” She had suffered for the very faithfulness with which she had carried out her part of the tacit compact, but the part was not a handsome one at best, and she saw it now in all the ugliness of failure. ” (Book II, Ch.4, p.240)
The House of Mirth is a caustic novel about a girl, Lily Bart, who is “born to be ornamental,” and her pursuit to social status and wealth in a society rife with financial scandal and sexual intrigue. Lily, whose vocation is marriage, is very fond of Lawrence Selden, a lawyer, but doesn’t want to marry him because he hasn’t got enough money, though he is sufficiently wealthy to travel for his legal cases. The chance encounter with Selden establishes her heedless nature and determines her future. For as she climbs the social ladder and triumphs in soirées, using her beauty as a power tool, and hoping to secure a palatable future, Lawrence Selden’s presence always has the effect of cheapening her aspirations, and he will be the one who witness her ultimate fall.
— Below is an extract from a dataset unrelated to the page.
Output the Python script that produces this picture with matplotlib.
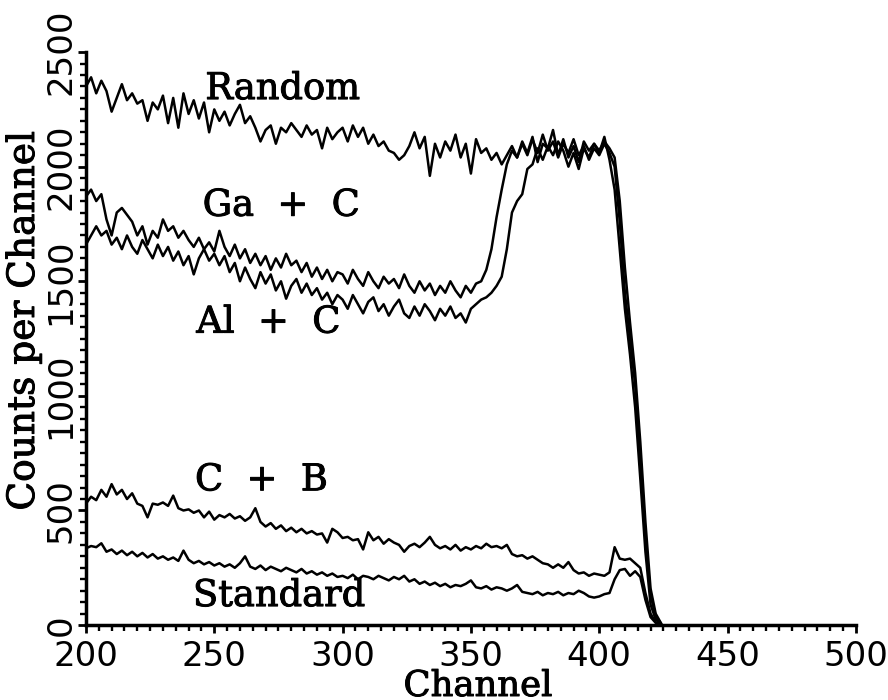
import numpy as np
import matplotlib
matplotlib.use("Agg")
import matplotlib.pyplot as plt
from matplotlib.ticker import MultipleLocator
import matplotlib.patheffects as pe

channels = np.arange(200, 426, 2)

random_counts = [
    2350, 2390, 2320, 2375, 2330, 2240, 2300, 2360, 2290, 2320,
    2275, 2290, 2200, 2280, 2250, 2310, 2190, 2300, 2170, 2320,
    2230, 2290, 2210, 2280, 2150, 2250, 2200, 2240, 2180, 2230,
    2270, 2190, 2220, 2170, 2110, 2160, 2180, 2100, 2170, 2150,
    2190, 2160, 2130, 2180, 2140, 2160, 2080, 2170, 2120, 2150,
    2170, 2110, 2180, 2130, 2170, 2100, 2140, 2090, 2110, 2070,
    2060, 2030, 2050, 2090, 2150, 2080, 2130, 1960, 2100, 2040,
    2110, 2070, 2140, 2040, 2100, 1970, 2120, 2060, 2080, 2030,
    2060, 2010, 2050, 2090, 2040, 2110, 2060, 2130, 2020, 2100,
    2080, 2160, 2050, 2120, 2040, 2090, 2020, 2110, 2070, 2100,
    2060, 2130, 2030, 1900, 1640, 1380, 1180, 950, 640, 320,
    90, 25, 5,
]

ga_c = [
    1870, 1900, 1850, 1880, 1770, 1700, 1800, 1820, 1790, 1760,
    1700, 1740, 1660, 1720, 1690, 1770, 1720, 1740, 1690, 1720,
    1680, 1650, 1690, 1640, 1670, 1630, 1720, 1650, 1610, 1660,
    1600, 1640, 1580, 1620, 1570, 1610, 1550, 1600, 1560, 1620,
    1570, 1590, 1540, 1580, 1520, 1560, 1510, 1550, 1500, 1540,
    1530, 1490, 1550, 1510, 1480, 1540, 1500, 1470, 1520, 1490,
    1510, 1470, 1530, 1480, 1450, 1500, 1460, 1490, 1440, 1480,
    1450, 1500, 1460, 1430, 1480, 1450, 1490, 1500, 1550, 1640,
    1780, 1900, 2010, 2070, 2040, 2100, 2050, 2120, 2060, 2140,
    2070, 2110, 2040, 2100, 2060, 2120, 2050, 2090, 2030, 2080,
    2050, 2100, 2060, 2000, 1760, 1450, 1250, 1050, 720, 380,
    130, 40, 8,
]

al_c = [
    1660, 1700, 1740, 1700, 1720, 1660, 1690, 1640, 1700, 1650,
    1620, 1680, 1640, 1600, 1660, 1610, 1650, 1590, 1630, 1570,
    1610, 1530, 1600, 1640, 1590, 1620, 1570, 1610, 1540, 1580,
    1500, 1560, 1510, 1470, 1540, 1490, 1530, 1460, 1500, 1424,
    1480, 1510, 1450, 1490, 1440, 1470, 1420, 1450, 1400, 1440,
    1420, 1380, 1440, 1400, 1360, 1410, 1430, 1370, 1400, 1350,
    1390, 1420, 1360, 1340, 1390, 1350, 1400, 1370, 1330, 1380,
    1350, 1390, 1340, 1360, 1320, 1380, 1400, 1420, 1430, 1450,
    1480, 1520, 1640, 1800, 1850, 1880, 1990, 2010, 2080, 2030,
    2090, 2050, 2110, 2070, 2000, 2060, 1990, 2080, 2040, 2100,
    2070, 2110, 2080, 2040, 1850, 1560, 1320, 1100, 800, 450,
    160, 50, 10,
]

c_b = [
    530, 560, 545, 590, 560, 615, 570, 590, 550, 575,
    530, 520, 470, 530, 525, 535, 520, 565, 510, 500,
    505, 490, 500, 470, 495, 460, 480, 470, 485, 465,
    475, 455, 470, 510, 450, 430, 445, 420, 435, 410,
    425, 405, 420, 400, 410, 395, 400, 360, 420, 405,
    380, 385, 370, 375, 330, 405, 370, 385, 355, 375,
    360, 350, 320, 345, 355, 340, 360, 385, 350, 335,
    345, 330, 350, 325, 340, 330, 345, 335, 355, 340,
    345, 335, 350, 310, 300, 305, 290, 300, 285, 270,
    265, 250, 265, 250, 275, 240, 225, 230, 215, 225,
    220, 215, 230, 340, 290, 285, 290, 270, 250, 140,
    50, 12, 3,
]

standard = [
    335, 345, 340, 357, 320, 330, 310, 325, 305, 320,
    300, 315, 295, 310, 290, 300, 285, 295, 280, 325,
    285, 270, 280, 265, 275, 260, 270, 255, 265, 250,
    270, 300, 255, 245, 260, 240, 255, 245, 235, 250,
    240, 230, 245, 225, 235, 220, 230, 215, 225, 210,
    215, 205, 220, 200, 215, 210, 200, 215, 205, 195,
    210, 200, 215, 190, 200, 180, 190, 175, 185, 170,
    180, 165, 175, 170, 180, 195, 165, 160, 170, 155,
    165, 160, 150, 160, 175, 145, 140, 135, 145, 130,
    140, 135, 145, 130, 140, 135, 150, 140, 125, 120,
    125, 135, 140, 200, 240, 245, 215, 235, 210, 110,
    35, 10, 2,
]

series = [random_counts, ga_c, al_c, c_b, standard]

labels = ["Random", "Ga  +  C", "Al  +  C", "C  +  B", "Standard"]
label_x = [246.5, 245.5, 243.0, 242.5, 241.7]
label_y = [2295, 1786, 1276, 588, 83]

xticks = [200, 250, 300, 350, 400, 450, 500]
yticks = [0, 500, 1000, 1500, 2000, 2500]

fig = plt.figure(figsize=(8.88, 7.0), dpi=100)
ax = fig.add_axes([0.0968, 0.107, 0.867, 0.8186])

for s in series:
    ax.plot(channels, s, color="black", lw=1.8, solid_joinstyle="round")

serif = "DejaVu Serif"
thick = [pe.withStroke(linewidth=0.7, foreground="black")]
for t, x, y in zip(labels, label_x, label_y):
    ax.text(x, y, t, family=serif, fontsize=26.5,
            ha="left", va="baseline", color="black", path_effects=thick)

ax.set_xlim(200, 500)
ax.set_ylim(0, 2500)
ax.set_xticks(xticks)
ax.set_yticks(yticks)
ax.set_xticklabels([str(v) for v in xticks], family="DejaVu Sans", fontsize=24.5)
ax.set_yticklabels([str(v) for v in yticks], family="DejaVu Sans", fontsize=24.5,
                   rotation=90, va="center")
ax.xaxis.set_minor_locator(MultipleLocator(5))
ax.yaxis.set_minor_locator(MultipleLocator(50))

for side in ["top", "right"]:
    ax.spines[side].set_visible(False)
for side in ["left", "bottom"]:
    ax.spines[side].set_linewidth(2.5)

ax.tick_params(axis="x", which="major", direction="out", length=6, width=2.0, pad=4.5)
ax.tick_params(axis="y", which="major", direction="out", length=6, width=2.0, pad=0)
ax.tick_params(which="minor", direction="out", length=4, width=1.7)

fig.text(478 / 888, 4 / 700, "Channel", family=serif, fontsize=25.5,
         ha="center", va="baseline", path_effects=thick)
fig.text(24 / 888, 1 - 321 / 700, "Counts per Channel", family=serif, fontsize=27,
         rotation=90, ha="center", va="center", path_effects=thick)

fig.savefig("out.png", dpi=100)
It was not the first time that Selden had heard Lily’s beauty lightly remarked on, and hitherto the tone of the comments had imperceptibly coloured his view of her. But now it woke only a motion of indignant contempt. This was the world she lived in, these were the standards by which she was fated to be measured. (Book I, Ch.12, p.145)
Failing to ensnare the wealthy heir Percy Gryce and later the noveau rich Rosedale, it’s inevitable for a girl who has no financial means but with expensive taste should become laden with debts. Dubious business deals and accusations of liaisons with a married man diminish Lily’s social status. Although later Lily obtains a potential lethal hold over her nemesis, Bertha Dorset, who interrupts Lily’s courtship with Percy Gryce, she refuses to take revenge against her enemy with evidence of her infidelity in order to rehabilitate herself in society. Deep in her she knows her marriage to Gryce, Dorset, or Rosedale would have been meaningless because she despises the society she is trying to enter.
She had, to a shade, the exact manner between victory and defeat: every insinuation was shed without an effort by the bright indifference of her manner. But she was beginning to feel the strain of the attitude; the reaction was more rapid, and she lapsed to a deeper self-disgust. (Book I, Ch.9, p.106-7)
Laden with debts, disinherited by her aunt, left with a small legacy , Lily is left to fend for herself. She does not wish to impose herself on the goodwill of Selden’s cousin Gerty Farish. She takes up apprenticeship with a milliner, but knowing with dismay that even if she could learn to compete with hands formed from childhood for their work, the small pay she receives would not be a sufficient income. Wharton emphasizes throughout that Lily is alone in the world, cut off from and bad-mouthed by everyone. Ironically her descent is by way of the selfish, self-indulgent, and materialistic people whom she admires and aspires to be. Lily dies for a scruple in a tragedy that seems both avoidable and inevitable. She could have married any of her well-heeled suitors, used the incriminating letters against her enemy, but blackmailing Bertha would have betrayed Selden and made her complicit with the repulsive. In that she achieves a spiritual victory and proves her love. She embodies lost illusions and destructive melancholy, which Wharton despises. Through her tragic descent Wharton metes out judgment on the lack of social responsibility of the high society—anything is allowed as long as the transgressors are wealthy and maintain a respectable façade.